Stale is the descriptor for a beer which is beyond its peak freshness and should be pulled from shelves and considered unsellable. Throughout the dynamic staling process some flavors will decrease while others increase as the general balance of the beer becomes skewed, typical stale notes will be perceived, and any potential off-flavors will be more pronounced. This chart illustrates some common reactions in ageing beer.



The Best Possible Beer

If there is one unifying thread running throughout craft brewing it is passion. Each brewer may use different ingredients, techniques, equipment and resources but they are united by the same goal, to make the highest quality beer possible.


Brewers are obsessed with quality and are endlessly searching for ways to make better beer. Brewing consistent high-quality beer is a fine art and there is no better place to experience it than in the brewery itself where quality is constantly controlled and monitored, and the very best pints will always be poured. But unless the brewery is only selling beer in their taproom they’ll also have to distribute - and that means sending their quality out the door.


Cold, Dark & Clean: Transport, Store, Deliver & Serve

Let’s assume the beer is of the highest quality when it leaves the brewery, the O2 levels are low as are diacetyl precursors and other potential flaws, from here that quality is in the hands of the distributors, then wholesalers, and finally retailers.

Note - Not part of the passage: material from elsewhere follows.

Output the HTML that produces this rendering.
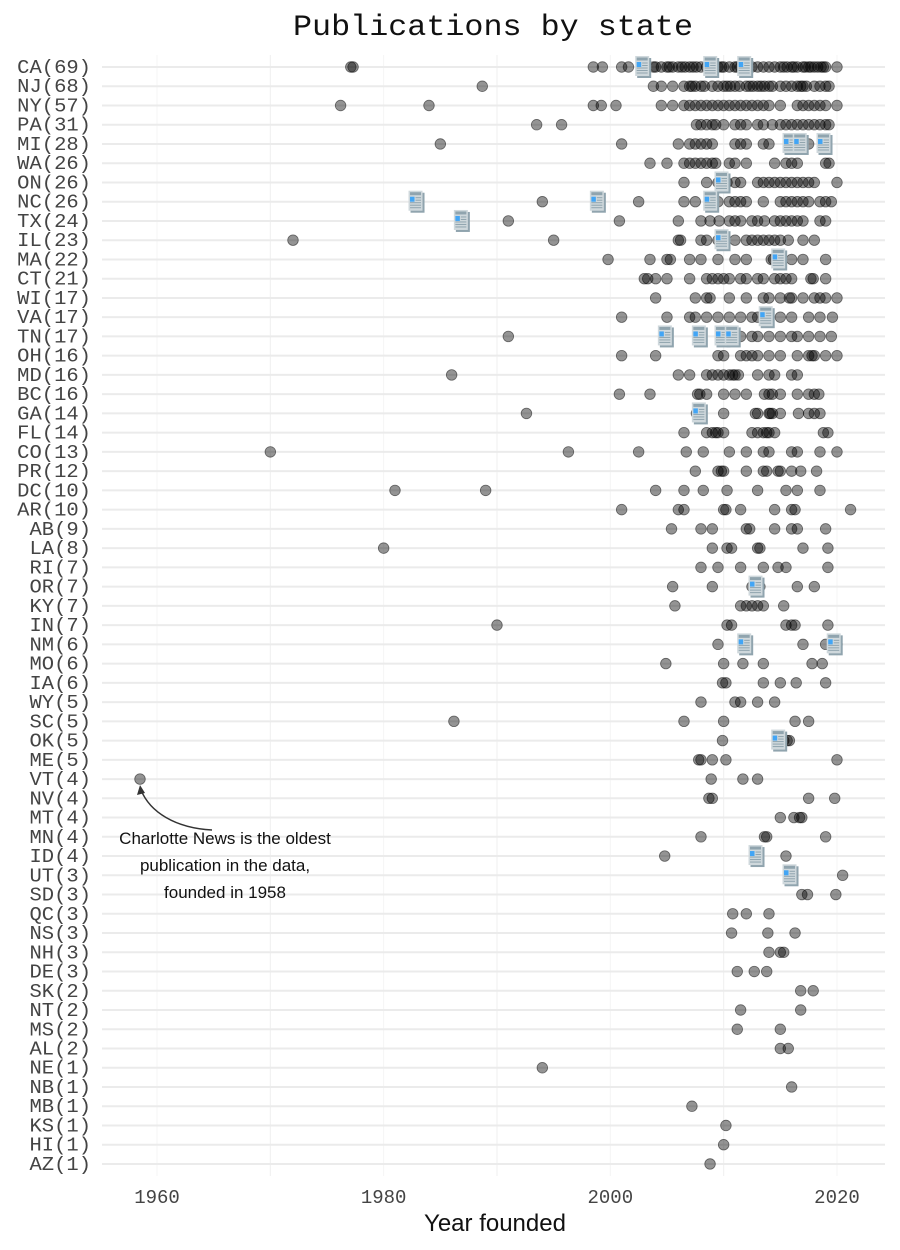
<!DOCTYPE html>
<html><head><meta charset="utf-8"><style>
body{margin:0;background:#fff;}
svg{display:block;}
</style></head><body>
<svg id="chart" width="900" height="1250" xmlns="http://www.w3.org/2000/svg">
<text x="493" y="35" text-anchor="middle" font-family="Liberation Mono, monospace" font-size="30" textLength="400" lengthAdjust="spacingAndGlyphs" fill="#111">Publications by state</text>
<g id="grid"></g><g id="labels"></g><g id="marks"></g><g id="icons"></g>
<text x="495" y="1231" text-anchor="middle" font-family="Liberation Sans, sans-serif" font-size="24" fill="#111">Year founded</text>
<g font-family="Liberation Sans, sans-serif" font-size="17" fill="#111" text-anchor="middle">
<text x="225" y="844">Charlotte News is the oldest</text>
<text x="225" y="871">publication in the data,</text>
<text x="225" y="898">founded in 1958</text>
</g>
<path d="M212,830 C175,828 150,812 141,790" fill="none" stroke="#333" stroke-width="1.5"/>
<path d="M140,785 L137,795 L145,793 Z" fill="#333"/>
</svg>
<script>
const states=["CA(69)","NJ(68)","NY(57)","PA(31)","MI(28)","WA(26)","ON(26)","NC(26)","TX(24)","IL(23)","MA(22)","CT(21)","WI(17)","VA(17)","TN(17)","OH(16)","MD(16)","BC(16)","GA(14)","FL(14)","CO(13)","PR(12)","DC(10)","AR(10)","AB(9)","LA(8)","RI(7)","OR(7)","KY(7)","IN(7)","NM(6)","MO(6)","IA(6)","WY(5)","SC(5)","OK(5)","ME(5)","VT(4)","NV(4)","MT(4)","MN(4)","ID(4)","UT(3)","SD(3)","QC(3)","NS(3)","NH(3)","DE(3)","SK(2)","NT(2)","MS(2)","AL(2)","NE(1)","NB(1)","MB(1)","KS(1)","HI(1)","AZ(1)"];
const years=[
[1977.1,1977.3,1998.5,1999.3,2001,2001.6,2003.8,2004,2004.5,2005,2005.2,2005.5,2006,2006.3,2006.6,2007,2007.3,2007.6,2008,2008.5,2009.5,2009.8,2010,2010.5,2011,2011.2,2011.5,2012,2012.5,2013,2013.5,2014,2014.5,2015,2015.3,2015.6,2016,2016.2,2016.5,2017,2017.2,2017.5,2017.7,2018,2018.3,2018.6,2018.8,2019,2020],
[1988.7,2003.8,2004.5,2005.5,2006.5,2007,2007.2,2007.5,2008,2008.3,2009,2009.5,2010,2010.3,2010.6,2011,2011.4,2012,2012.3,2012.6,2013,2013.3,2013.6,2014,2014.3,2015,2015.5,2016,2016.5,2016.8,2017,2017.3,2018,2018.5,2019,2019.3],
[1976.2,1984,1998.5,1999.2,2000.5,2004.5,2005.5,2006.5,2007,2007.5,2008,2008.5,2009,2009.5,2010,2010.5,2011,2011.5,2012,2012.5,2013,2013.5,2014,2015,2016.5,2017,2017.5,2018,2018.5,2019,2020],
[1993.5,1995.7,2007.6,2008,2008.5,2009,2009.3,2010,2011,2011.5,2012,2013,2013.5,2014.3,2015,2015.5,2016,2016.5,2017,2017.5,2018,2018.5,2019,2019.3],
[1985,2001,2006,2007,2007.5,2008,2008.5,2009,2011,2011.5,2012,2013.5,2014,2017.5],
[2003.5,2005,2006.5,2007,2007.5,2008,2008.5,2009,2009.3,2010.5,2011,2012,2014.5,2015.5,2016,2016.5,2019,2019.3],
[2006.5,2008.5,2009.5,2010.3,2011,2011.5,2013,2013.5,2014,2014.5,2015,2015.5,2016,2016.5,2017,2017.5,2018,2020],
[1994,2002.5,2006.5,2007.5,2009.5,2010.5,2011,2011.5,2012,2013.5,2015,2015.5,2016,2016.5,2017,2017.5,2018.5,2019,2019.5],
[1991,2000.8,2006,2008,2008.8,2009.6,2010.5,2011,2011.5,2012.5,2013,2013.6,2014.5,2015,2015.5,2016,2016.5,2017,2018.5,2019],
[1972,1995,2006,2006.2,2008,2008.5,2009.5,2011,2012,2012.5,2013,2013.5,2014,2014.5,2015,2015.7,2017,2018],
[1999.8,2003.5,2005,2005.3,2007,2008,2009.5,2011,2012,2014.2,2014.4,2016,2017,2019],
[2003,2003.3,2004,2005,2007,2008.5,2009,2009.5,2010,2010.5,2011.5,2012,2013,2013.5,2014.5,2015,2015.5,2016,2017.7,2017.9,2019],
[2004,2007.5,2008.5,2008.8,2010.5,2012,2013.5,2014,2015,2015.8,2016,2017,2018,2018.5,2019,2020],
[2001,2005,2007,2007.5,2008.5,2009.5,2010.5,2011.5,2012.5,2013,2014,2015,2016,2017.5,2018.5,2019.6],
[1991,2011.5,2012.5,2013,2014,2015,2016,2016.5,2017.5,2018.5,2019.5],
[2001,2004,2009.5,2010,2011.5,2012,2012.5,2013,2014,2015,2016.5,2017.5,2017.8,2018,2019,2020],
[1986,2006,2007,2008.5,2009,2009.5,2010,2010.5,2010.8,2011,2011.3,2013,2014,2014.5,2016,2016.5],
[2000.8,2003.5,2007.7,2007.9,2008.5,2010,2011,2012,2013.6,2014,2014.3,2015,2016.5,2017.5,2018,2018.4],
[1992.6,2007.6,2010,2012.8,2013,2014,2014.1,2014.3,2015,2016.6,2017.5,2018,2018.5],
[2006.5,2008.5,2009,2009.3,2009.5,2010,2012.5,2013,2013.5,2013.8,2014,2014.5,2018.8,2019.2],
[1970,1996.3,2002.5,2006.7,2008.2,2010.5,2012,2013.5,2014,2016,2016.5,2018.5,2020],
[2007.5,2009.5,2009.8,2010,2012,2013.5,2013.8,2014.8,2015,2016,2016.8,2018.2],
[1981,1989,2004,2006.5,2008.2,2010.3,2013,2015.5,2016.5,2018.5],
[2001,2006,2006.5,2010,2010.2,2011.5,2014.5,2016,2016.3,2021.2],
[2005.4,2008,2009,2012,2012.3,2014.5,2016,2016.5,2019],
[1980,2009,2010.3,2010.7,2013,2013.2,2017,2019.2],
[2008,2009.5,2011.5,2013.5,2014.8,2015.5,2019.2],
[2005.5,2009,2012.5,2012.7,2013.2,2016.5,2018],
[2005.7,2011.5,2012,2012.5,2013,2013.5,2015.3],
[1990,2010.3,2010.7,2015.5,2016,2016.3,2019.2],
[2009.5,2017,2019,2020],
[2004.9,2010,2011.7,2013.5,2017.8,2018.7],
[2009.9,2010.2,2013.5,2015,2016.4,2019],
[2008,2011,2011.5,2013,2014.5],
[1986.2,2006.5,2010,2016.3,2017.5],
[2009.9,2015.3,2015.6,2015.8],
[2007.8,2008,2009,2010.2,2020],
[1958.5,2008.9,2011.7,2013],
[2008.7,2009,2017.5,2019.8],
[2015,2016.2,2016.7,2016.9],
[2008,2013.6,2013.8,2019],
[2004.8,2013,2015.5],
[2016,2020.5],
[2016.9,2017.4,2019.9],
[2010.8,2012,2014],
[2010.7,2013.9,2016.3],
[2014,2015,2015.3],
[2011.2,2012.7,2013.8],
[2016.8,2017.9],
[2011.5,2016.8],
[2011.2,2015],
[2015,2015.7],
[1994],[2016],[2007.2],[2010.2],[2010],[2008.8]
];
const iconStates=["CA(69)","CA(69)","CA(69)","MI(28)","MI(28)","MI(28)","ON(26)","NC(26)","NC(26)","NC(26)","TX(24)","IL(23)","MA(22)","VA(17)","TN(17)","TN(17)","TN(17)","TN(17)","GA(14)","OR(7)","NM(6)","NM(6)","OK(5)","ID(4)","UT(3)"];
const iconYears=[2002.9,2008.9,2011.9,2015.9,2016.8,2018.9,2009.9,1982.9,1998.9,2008.9,1986.9,2009.9,2014.9,2013.8,2004.9,2007.9,2009.9,2010.8,2007.9,2012.9,2011.9,2019.8,2014.9,2012.9,2015.9];
const xTicks=[1960,1980,2000,2020];
const xMinor=[1970,1990,2010];

const NS="http://www.w3.org/2000/svg";
const xS=y=>157+(y-1960)*11.333;
const yS=i=>67+i*19.245;
function mk(tag,attrs,parent){const e=document.createElementNS(NS,tag);for(const k in attrs)e.setAttribute(k,attrs[k]);parent.appendChild(e);return e;}
const grid=document.getElementById('grid'),labels=document.getElementById('labels'),marks=document.getElementById('marks'),icons=document.getElementById('icons'),svg=document.getElementById('chart');
xMinor.forEach(t=>{const l=mk('line',{x1:xS(t),x2:xS(t),y1:55,y2:1176,stroke:'#efefef','stroke-width':1},grid);

});
xTicks.forEach(t=>{const l=mk('line',{x1:xS(t),x2:xS(t),y1:55,y2:1176,stroke:'#f4f4f4','stroke-width':1},grid);


const tx=mk('text',{x:xS(t),y:1203,'text-anchor':'middle','font-family':'Liberation Mono, monospace','font-size':19,fill:'#444'},svg);
tx.textContent=t;

});
states.forEach((s,i)=>{const y=yS(i);
const l=mk('line',{x1:102,x2:885,y1:y,y2:y,stroke:'#ebebeb','stroke-width':2},grid);


const t=mk('text',{x:91,y:y+6,'text-anchor':'end','font-family':'Liberation Mono, monospace','font-size':19,fill:'#444',textLength:12.3*s.length,lengthAdjust:'spacingAndGlyphs'},labels);
t.textContent=s;


years[i].forEach(v=>{const c=mk('circle',{cx:xS(v),cy:y,r:5.3,fill:'rgba(0,0,0,0.42)',stroke:'rgba(0,0,0,0.5)','stroke-width':0.8},marks);

});});
iconStates.forEach((s,j)=>{const i=states.indexOf(s);const x=xS(iconYears[j]),y=yS(i);
const g=mk('g',{transform:`translate(${x-8},${y-11})`},icons);


mk('rect',{x:2,y:2,width:14,height:20,fill:'#90a4ae'},g);
mk('rect',{x:0,y:0,width:14,height:20,fill:'#cfd8dc'},g);
mk('rect',{x:1.5,y:1.5,width:11,height:3,fill:'#90a4ae'},g);
mk('rect',{x:1.5,y:6,width:4.5,height:5,fill:'#42a5f5'},g);
[6.5,9,11.5,14,16.5].forEach((yy,k)=>mk('rect',{x:k<2?7:1.5,y:yy,width:k<2?5.5:11,height:1,fill:'#90a4ae'},g));});
</script>
</body></html>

This is where true cold-chain becomes essential. The BA recommends that draft beer be transported and stored between 0.5°C and 4.4°C, and packaged beer slightly warmer at between 0.5°C and 9°C to maintain freshness over time.


Using the Arrhenius equation, we can estimate product shelf life by understanding that most chemical reactions double for every 10°C increase in temperature. The chart below shows that the deterioration of beer flavor will happen in only one day at 60°C. If we consider the average temperature of shipping containers and warehouses in South East Asia to be 30°C, we can expect beer stored there to be stale within less than two weeks. A beer stored at 30°C for 30 days will exhibit the same flavor deterioration as a beer stored at 3°C for one year.



Beer is the New Milk- Drink It Fresh!

Every beer loving consumer should be concerned about the freshness of their beer. Today’s educated and discerning consumers will choose to spend their hard-earned money at establishments where beer is treated with respect; always stored cold, rotated for freshness and pulled from the shelf before the “best by” dates.


There are countless challenges to importing and distribution of craft beer in South East Asia; high taxes, restrictions on advertising, the dominance of local lagers and a lack of beer awareness are just a few of them. For the most part these factors are beyond the influence of importers and distributors, but there is one simple act that is well within our grasp and makes all the difference - temperature control.


“You posting that on Facebook?” He eyes me snapping a photo of the date code on the bottom of the can.


“Yup. It’s delicious, and super fresh.”